• EXERCISE DETAILS:
Quote the listing in full, exactly as given, minus any pictures.

• DATA SHOWN:
##############################

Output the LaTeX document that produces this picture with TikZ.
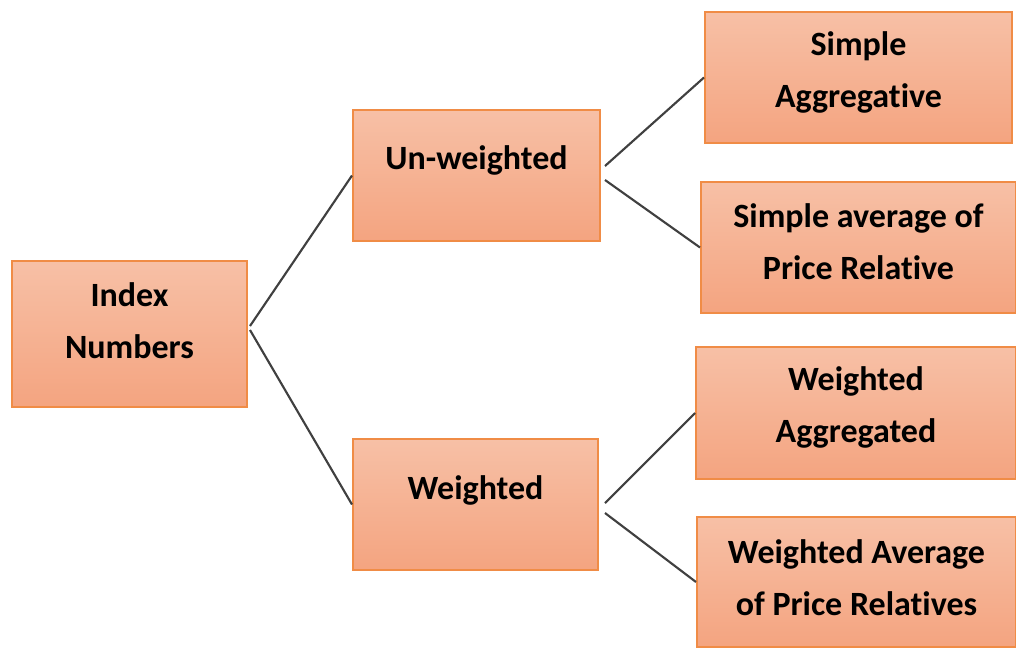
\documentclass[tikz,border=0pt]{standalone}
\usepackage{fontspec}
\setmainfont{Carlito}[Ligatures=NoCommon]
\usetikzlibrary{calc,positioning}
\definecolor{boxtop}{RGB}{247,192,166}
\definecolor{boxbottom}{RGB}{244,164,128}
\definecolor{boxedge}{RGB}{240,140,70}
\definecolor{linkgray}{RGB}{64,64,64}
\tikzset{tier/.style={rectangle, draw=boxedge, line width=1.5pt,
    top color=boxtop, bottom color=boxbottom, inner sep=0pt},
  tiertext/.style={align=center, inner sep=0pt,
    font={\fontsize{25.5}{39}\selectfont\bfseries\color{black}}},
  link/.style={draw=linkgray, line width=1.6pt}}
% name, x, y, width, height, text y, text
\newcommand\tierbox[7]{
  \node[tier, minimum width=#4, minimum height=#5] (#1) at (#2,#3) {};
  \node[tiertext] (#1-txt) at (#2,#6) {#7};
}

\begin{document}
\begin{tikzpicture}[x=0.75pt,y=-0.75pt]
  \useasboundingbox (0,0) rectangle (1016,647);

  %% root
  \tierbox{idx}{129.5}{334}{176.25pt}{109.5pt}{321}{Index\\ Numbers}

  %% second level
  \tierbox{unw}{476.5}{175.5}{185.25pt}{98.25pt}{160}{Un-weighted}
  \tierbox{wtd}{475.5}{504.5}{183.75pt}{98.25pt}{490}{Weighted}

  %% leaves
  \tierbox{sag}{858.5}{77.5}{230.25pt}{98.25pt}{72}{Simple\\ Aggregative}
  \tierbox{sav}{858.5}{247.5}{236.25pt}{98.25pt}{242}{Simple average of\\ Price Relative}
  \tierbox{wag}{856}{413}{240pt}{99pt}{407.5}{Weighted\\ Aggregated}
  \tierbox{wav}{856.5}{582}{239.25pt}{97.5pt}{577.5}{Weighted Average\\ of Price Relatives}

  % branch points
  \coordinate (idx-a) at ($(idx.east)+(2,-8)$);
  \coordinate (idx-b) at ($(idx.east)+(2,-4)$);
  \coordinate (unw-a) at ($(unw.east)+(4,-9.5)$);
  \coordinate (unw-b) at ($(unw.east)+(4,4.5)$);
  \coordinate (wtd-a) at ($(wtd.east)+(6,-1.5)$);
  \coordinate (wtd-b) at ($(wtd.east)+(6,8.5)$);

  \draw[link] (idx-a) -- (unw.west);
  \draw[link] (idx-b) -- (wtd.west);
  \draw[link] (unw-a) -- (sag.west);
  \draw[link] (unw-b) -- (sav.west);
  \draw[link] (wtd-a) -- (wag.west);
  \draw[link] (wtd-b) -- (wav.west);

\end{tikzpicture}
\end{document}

##############################

• SOLUTION TO THIS EXERCISE:
Output the LaTeX document that produces this picture with TikZ.
\documentclass[tikz,border=0pt]{standalone}
\usepackage{fontspec}
\setmainfont{Carlito}[Ligatures=NoCommon]
\usetikzlibrary{calc,positioning}
\definecolor{boxtop}{RGB}{247,192,166}
\definecolor{boxbottom}{RGB}{244,164,128}
\definecolor{boxedge}{RGB}{240,140,70}
\definecolor{linkgray}{RGB}{64,64,64}
\tikzset{tier/.style={rectangle, draw=boxedge, line width=1.5pt,
    top color=boxtop, bottom color=boxbottom, inner sep=0pt},
  tiertext/.style={align=center, inner sep=0pt,
    font={\fontsize{25.5}{39}\selectfont\bfseries\color{black}}},
  link/.style={draw=linkgray, line width=1.6pt}}
% name, x, y, width, height, text y, text
\newcommand\tierbox[7]{
  \node[tier, minimum width=#4, minimum height=#5] (#1) at (#2,#3) {};
  \node[tiertext] (#1-txt) at (#2,#6) {#7};
}

\begin{document}
\begin{tikzpicture}[x=0.75pt,y=-0.75pt]
  \useasboundingbox (0,0) rectangle (1016,647);

  %% root
  \tierbox{idx}{129.5}{334}{176.25pt}{109.5pt}{321}{Index\\ Numbers}

  %% second level
  \tierbox{unw}{476.5}{175.5}{185.25pt}{98.25pt}{160}{Un-weighted}
  \tierbox{wtd}{475.5}{504.5}{183.75pt}{98.25pt}{490}{Weighted}

  %% leaves
  \tierbox{sag}{858.5}{77.5}{230.25pt}{98.25pt}{72}{Simple\\ Aggregative}
  \tierbox{sav}{858.5}{247.5}{236.25pt}{98.25pt}{242}{Simple average of\\ Price Relative}
  \tierbox{wag}{856}{413}{240pt}{99pt}{407.5}{Weighted\\ Aggregated}
  \tierbox{wav}{856.5}{582}{239.25pt}{97.5pt}{577.5}{Weighted Average\\ of Price Relatives}

  % branch points
  \coordinate (idx-a) at ($(idx.east)+(2,-8)$);
  \coordinate (idx-b) at ($(idx.east)+(2,-4)$);
  \coordinate (unw-a) at ($(unw.east)+(4,-9.5)$);
  \coordinate (unw-b) at ($(unw.east)+(4,4.5)$);
  \coordinate (wtd-a) at ($(wtd.east)+(6,-1.5)$);
  \coordinate (wtd-b) at ($(wtd.east)+(6,8.5)$);

  \draw[link] (idx-a) -- (unw.west);
  \draw[link] (idx-b) -- (wtd.west);
  \draw[link] (unw-a) -- (sag.west);
  \draw[link] (unw-b) -- (sav.west);
  \draw[link] (wtd-a) -- (wag.west);
  \draw[link] (wtd-b) -- (wav.west);

\end{tikzpicture}
\end{document}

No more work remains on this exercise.